Typical spheroidizing agents, such as RE3Mg8SiFe alloy, are added at 1.3%–1.7% of the molten iron weight, while inoculants like 75SiFe-C alloy are used at 0.7%–1.1%. Optimizing these additions is essential for consistent spheroidization.

Process-Related Factors

Process parameters in resin sand casting significantly affect spheroidization, particularly at the surface:

  • High Pouring Temperature: Resin sand casting often requires high pouring temperatures (1350°C–1600°C) to ensure mold filling, especially for large castings. However, elevated temperatures increase magnesium vaporization and oxidation, accelerating spheroidization decay.

  • Prolonged Holding Time: Extended holding times after spheroidization allow magnesium and rare earths to react with oxygen or sulfur, reducing their concentration. For example, magnesium decays at 0.001%–0.004% per minute at 1350°C–1400°C.

  • Inadequate Mold Coating: Mold coatings containing sulfur or oxygen-releasing compounds can exacerbate graphite degeneration.

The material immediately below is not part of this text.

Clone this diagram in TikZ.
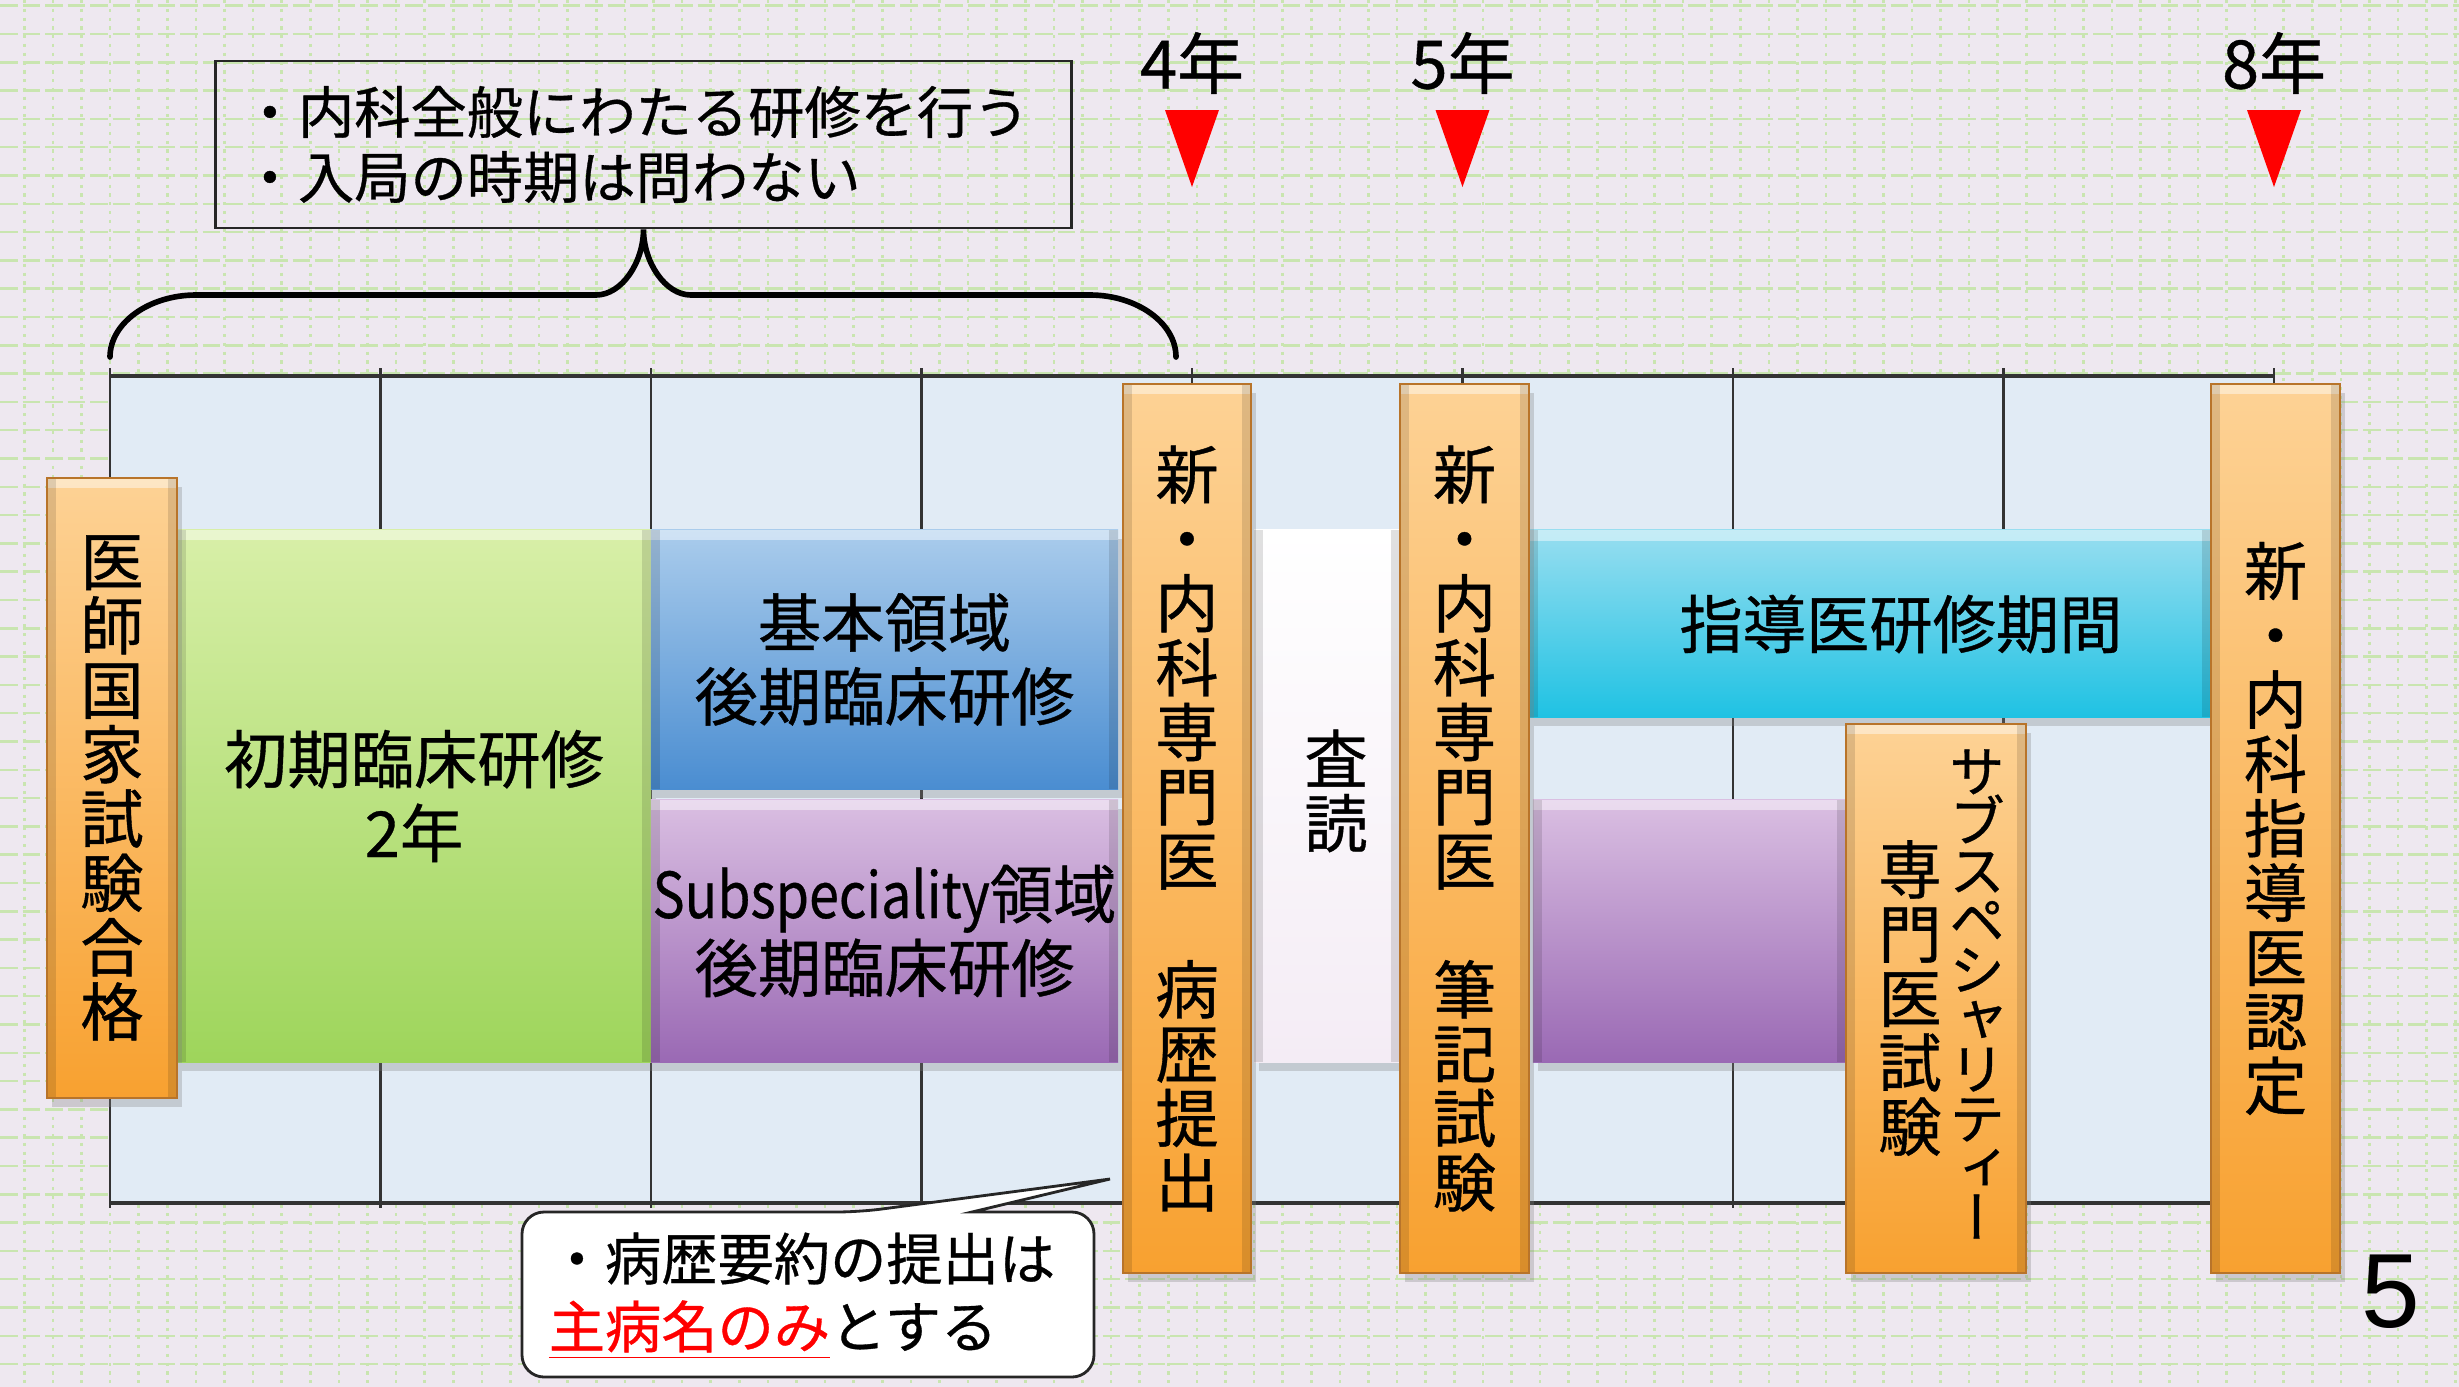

In contrast, coatings with neutral or reducing properties can mitigate these effects.

  • Insufficient Inoculation: Inadequate or uneven inoculation reduces nodule count and promotes undercooling, leading to irregular graphite shapes. Multiple inoculation stages (e.g., in-ladle, in-stream, and late inoculation) are often required to maintain nodularity.

Mold Material and Environmental Factors

The resin sand mold itself contributes to poor spheroidization through:

  • Sulfur and Oxygen Release: As noted, thermal decomposition of furan resin releases sulfur and oxygen, which interact with the molten iron at the surface, consuming spheroidizing elements.

  • Mold Permeability: Poor mold permeability can trap gases, increasing porosity and promoting reactions that degrade spheroidization.

  • Moisture Content: Residual moisture in the sand (above 4%) can release water vapor, which oxidizes magnesium and reduces nodularity.

Environmental factors, such as ambient humidity or improper sand storage, can further exacerbate these issues by increasing the mold’s moisture content or introducing contaminants.

Strategies for Improving Spheroidization

Optimization of Chemical Composition

Controlling the chemical composition of the molten iron is a foundational step in improving spheroidization. Recommended practices include:

  • Sulfur Reduction: Desulfurization prior to spheroidization is critical. Adding silicon carbide (SiC) at 0.05%–0.15% of the molten iron weight during pre-treatment can reduce sulfur content to below 0.035%. Alternatively, calcium-based desulfurizers can be used to form stable sulfides that are removed as slag.

  • Balanced Carbon and Silicon: Maintaining carbon at 3.75%–3.95% and silicon at 1.4%–1.7% ensures sufficient graphite formation without promoting undesirable phases like chunky graphite.

  • Trace Element Control: Adding small amounts of antimony (Sb) or bismuth (Bi) (0.0025%–0.005%) in combination with rare earths can enhance graphite roundness by neutralizing harmful trace elements.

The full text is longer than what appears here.